Part of Advances in Neural Information Processing Systems 26 (NIPS 2013)
Mohsen Bayati, Murat A. Erdogdu, Andrea Montanari
We study the fundamental problems of variance and risk estimation in high dimensional statistical modeling. In particular, we consider the problem of learning a coefficient vector $\theta_0\in R^p$ from noisy linear observation $y=X\theta_0+w\in R^n$ and the popular estimation procedure of solving an $\ell_1$-penalized least squares objective known as the LASSO or Basis Pursuit DeNoising (BPDN). In this context, we develop new estimators for the $\ell_2$ estimation risk $\|\hat{\theta}-\theta_0\|_2$ and the variance of the noise. These can be used to select the regularization parameter optimally.

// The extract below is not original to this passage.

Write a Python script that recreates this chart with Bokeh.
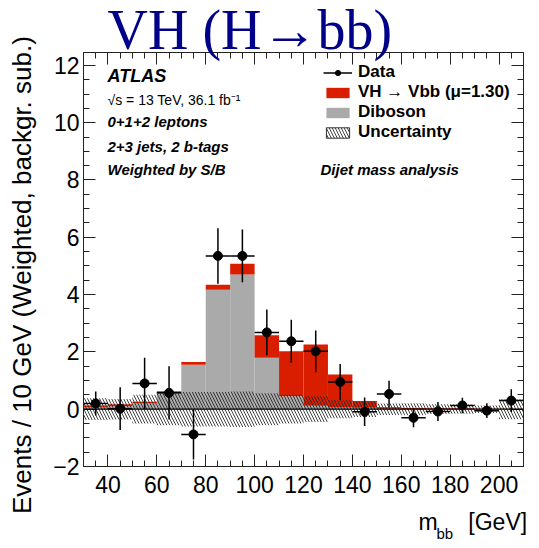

Our approach combines Stein unbiased risk estimate (Stein'81) and recent results of (Bayati and Montanari'11-12) on the analysis of approximate message passing and risk of LASSO. We establish high-dimensional consistency of our estimators for sequences of matrices $X$ of increasing dimensions, with independent Gaussian entries. We establish validity for a broader class of Gaussian designs, conditional on the validity of a certain conjecture from statistical physics. Our approach is the first that provides an asymptotically consistent risk estimator. In addition, we demonstrate through simulation that our variance estimation outperforms several existing methods in the literature.